Cependant vers 18 heures, vu que nous étions moins nombreux, il fut décidé de suspendre la grève et qu'un débrayage sur l'ensemble de l'usine soit appelé contre la politique de licenciement de la direction visà-vis des travailleurs malades et pour l'annulation de la procédure de licenciement de notre camarade. Le lendemain mercredi 24 novembre, c'est à près de 300 travailleurs que nous sommes allés envahir le CE qui se tenait ce matin-là.
C'est là que nous avons appris que, juste avant notre arrivée, le directeur avait traité de voyous, de bandits et de terroristes les travailleurs qui avaient fait grève la veille et qu'il avait décidé d'engager des poursuites pénales.
A son tour, comme ses deux acolytes la veille, il a pu entendre la colère et l'indignation s'exprimer et cela de façon très rapprochée. En fin de matinée, profitant d'un flottement et d'une arrivée massive de cadres, ce grand courageux s'éclipsa pour aller s'enfermer dans son «bunker».
L'après-midi un nouveau débrayage appelé par les syndicats CGT et CFDT, regroupant environ 150 travailleurs, dura jusqu'à 17h30.
Pour le moment la direction n'est pas revenue sur sa décision de licenciement.
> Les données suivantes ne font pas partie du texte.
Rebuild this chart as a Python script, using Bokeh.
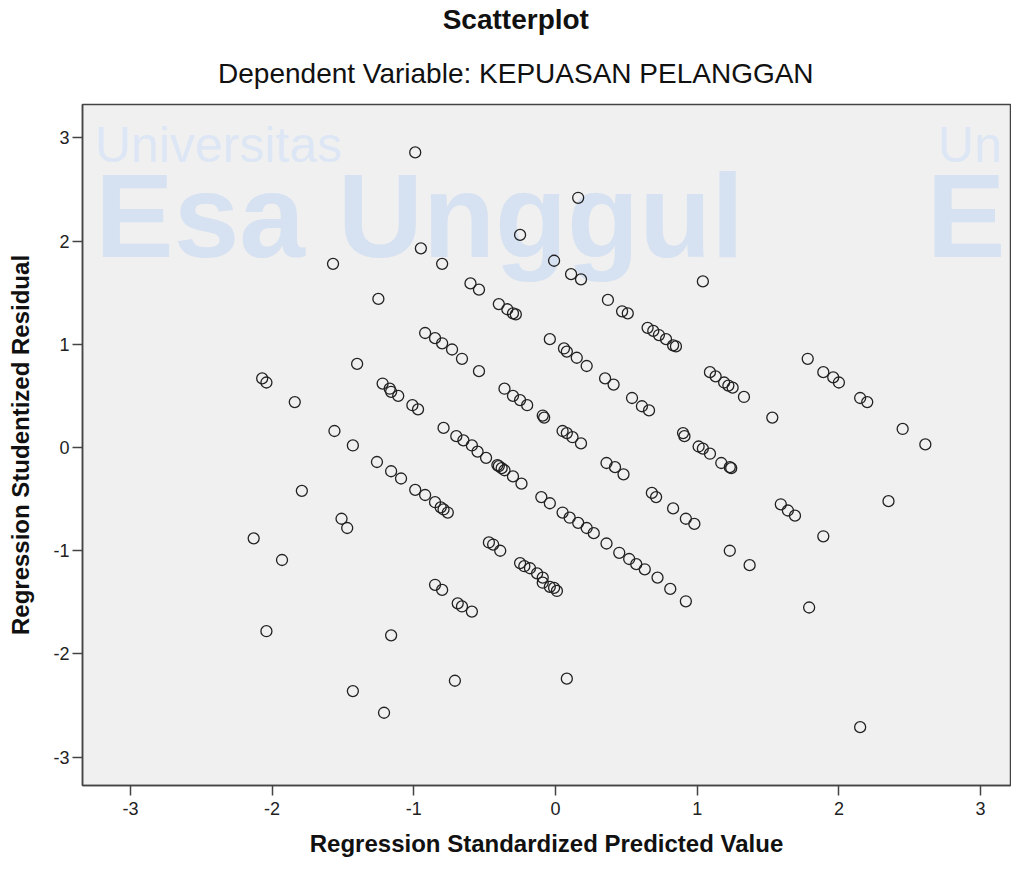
from bokeh.plotting import figure
from bokeh.models import (ColumnDataSource, FixedTicker, Label, Range1d, LinearAxis,
                          CustomJSTickFormatter)
from bokeh.embed import file_html
from bokeh.resources import INLINE

# Regression Standardized Predicted Value (x) and Studentized Residual (y)
pred = [
    -0.99, 0.16, -0.25, -0.95, -1.57, -0.80, -0.01, 0.11, 0.18, 1.04,
    -1.25, 0.37, 0.47, 0.51, -0.60, -0.54, -0.40, -0.34, -0.30, -0.28,
    0.65, 0.69, 0.73, 0.78, 0.83, 0.85, -0.92, -0.85, -0.80, -0.73,
    -0.66, -0.54, -0.04, 0.06, 0.08, 0.15, 0.22, 0.35, 0.41, 0.54,
    0.61, 0.66, -1.40, -1.22, -1.17, -1.16, -1.11, -1.01, -0.97, -0.36,
    -0.30, -0.25, -0.20, -0.09, -0.08, 0.05, 0.08, 0.12, 0.18, 1.09,
    1.13, 1.19, 1.22, 1.25, 1.33, 1.53, 1.78, 1.89, 1.96, 2.00,
    2.15, 2.20, 2.45, 2.61, -2.07, -2.04, -1.84, -1.56, -1.43, -0.79,
    -0.70, -0.65, -0.59, -0.55, -0.49, -0.41, -0.40, -0.38, -0.36, -0.30,
    -0.24, 0.36, 0.42, 0.48, 0.68, 0.71, 0.83, 0.90, 0.91, 1.01,
    1.04, 1.09, 1.17, 1.23, 1.24, 0.92, 0.98, 1.59, 1.64, 1.69,
    2.35, 1.89, 1.23, 1.37, -1.26, -1.16, -1.09, -0.99, -0.92, -0.85,
    -0.81, -0.79, -0.76, -1.51, -1.47, -1.79, -2.13, -1.93, -0.10, -0.04,
    0.05, 0.10, 0.16, 0.22, 0.27, 0.36, 0.45, 0.52, 0.57, 0.63,
    0.72, 0.81, 0.92, -0.47, -0.44, -0.39, -0.25, -0.22, -0.18, -0.13,
    -0.09, -0.09, -0.04, -0.01, 0.01, -0.85, -0.80, -0.69, -0.66, -0.59,
    -1.16, -1.43, -1.21, -0.71, 0.08, 2.15, -2.04, 1.79,
]
resid = [
    2.86, 2.42, 2.06, 1.93, 1.78, 1.78, 1.81, 1.68, 1.63, 1.61,
    1.44, 1.43, 1.32, 1.30, 1.59, 1.53, 1.39, 1.34, 1.30, 1.29,
    1.16, 1.13, 1.09, 1.05, 0.99, 0.98, 1.11, 1.06, 1.01, 0.95,
    0.86, 0.74, 1.05, 0.96, 0.93, 0.87, 0.79, 0.67, 0.61, 0.48,
    0.40, 0.36, 0.81, 0.62, 0.57, 0.54, 0.50, 0.41, 0.37, 0.57,
    0.50, 0.46, 0.41, 0.31, 0.29, 0.16, 0.14, 0.10, 0.04, 0.73,
    0.69, 0.63, 0.60, 0.58, 0.49, 0.29, 0.86, 0.73, 0.68, 0.63,
    0.48, 0.44, 0.18, 0.03, 0.67, 0.63, 0.44, 0.16, 0.02, 0.19,
    0.11, 0.07, 0.02, -0.04, -0.10, -0.17, -0.18, -0.20, -0.22, -0.28,
    -0.35, -0.15, -0.19, -0.26, -0.44, -0.48, -0.59, 0.14, 0.11, 0.01,
    -0.01, -0.06, -0.15, -0.19, -0.20, -0.69, -0.74, -0.55, -0.61, -0.66,
    -0.52, -0.86, -1.00, -1.14, -0.14, -0.23, -0.30, -0.41, -0.46, -0.53,
    -0.58, -0.60, -0.63, -0.69, -0.78, -0.42, -0.88, -1.09, -0.48, -0.54,
    -0.63, -0.68, -0.73, -0.78, -0.83, -0.93, -1.02, -1.08, -1.13, -1.18,
    -1.26, -1.37, -1.49, -0.92, -0.94, -1.00, -1.12, -1.15, -1.17, -1.22,
    -1.26, -1.31, -1.35, -1.36, -1.39, -1.33, -1.38, -1.51, -1.54, -1.59,
    -1.82, -2.36, -2.57, -2.26, -2.24, -2.71, -1.78, -1.55,
]
ticks = [-3, -2, -1, 0, 1, 2, 3]
title_main = "Scatterplot"
title_sub = "Dependent Variable: KEPUASAN PELANGGAN"
x_label = "Regression Standardized Predicted Value"
y_label = "Regression Studentized Residual"

FONT = "Liberation Sans"

p = figure(
    width=1011, height=862,
    x_range=Range1d(-3.338, 3.211), y_range=Range1d(-3.275, 3.324),
    output_backend="svg", toolbar_location=None,
    min_border_left=82, min_border_right=1, min_border_top=102, min_border_bottom=77,
)
p.background_fill_color = "#f0f0f0"
p.border_fill_color = "white"
p.outline_line_color = "#444444"
p.outline_line_width = 1.5
p.xgrid.visible = False
p.ygrid.visible = False

# watermark
wm_light = "#dde6f4"
wm_bold = "#d6e1f1"
for txt, xx, yy, size, style, col in [
    ("Universitas", -3.25, 2.66, "50px", "normal", wm_light),
    ("Esa Unggul", -3.25, 1.60, "118px", "bold", wm_bold),
    ("Un", 2.70, 2.66, "50px", "normal", wm_light),
    ("E", 2.62, 1.60, "118px", "bold", wm_bold),
]:
    p.add_layout(Label(x=xx, y=yy, text=txt, text_font=FONT, text_font_size=size,
                       text_font_style=style, text_color=col, level="underlay"))

src = ColumnDataSource(dict(x=pred, y=resid))
p.scatter("x", "y", source=src, marker="circle", size=11, fill_color=None,
          line_color="#222222", line_width=1.3)

overrides = {t: str(t) for t in ticks}
for ax in (p.xaxis[0], p.yaxis[0]):
    ax.ticker = FixedTicker(ticks=ticks)
    ax.major_label_overrides = overrides
    ax.minor_tick_line_color = None
    ax.major_tick_in = 0
    ax.major_tick_out = 10
    ax.major_tick_line_color = "#444444"
    ax.major_tick_line_width = 1.5
    ax.axis_line_color = "#444444"
    ax.axis_line_width = 1.5
    ax.major_label_text_font = FONT
    ax.major_label_text_font_size = "18px"
    ax.major_label_text_color = "#222222"
    ax.axis_label_text_font = FONT
    ax.axis_label_text_font_size = "24px"
    ax.axis_label_text_font_style = "bold"
    ax.axis_label_text_color = "#111111"

p.xaxis.major_label_standoff = 6
p.yaxis.major_label_standoff = 3
p.xaxis.axis_label = x_label
p.yaxis.axis_label = y_label
p.xaxis.axis_label_standoff = 12
p.yaxis.axis_label_standoff = 16


def title_axis(text, standoff, style):
    return LinearAxis(
        ticker=FixedTicker(ticks=[-0.28]),
        formatter=CustomJSTickFormatter(args=dict(t=text), code="return t"),
        axis_line_color=None, major_tick_line_color=None, minor_tick_line_color=None,
        major_tick_in=0, major_tick_out=0, major_label_standoff=standoff,
        major_label_text_font=FONT, major_label_text_font_size="28px",
        major_label_text_font_style=style, major_label_text_color="#111111",
    )


# subtitle (closest to the frame), then the main title above it
p.add_layout(title_axis(title_sub, 16, "normal"), "above")
p.add_layout(title_axis(title_main, 20, "bold"), "above")

open("out.html", "w").write(file_html(p, INLINE))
Lundi 6 décembre dans la soirée, la direction a même assigné 46 travailleurs de l'usine en correctionnelle le 7 janvier 2000 pour « séquestration ». Mais au département 85, pour une bonne partie des travailleurs, les choses ne sont pas finies: une lettre ouverte réclamant l'annulation du licenciement circule dans le département et est largement signée.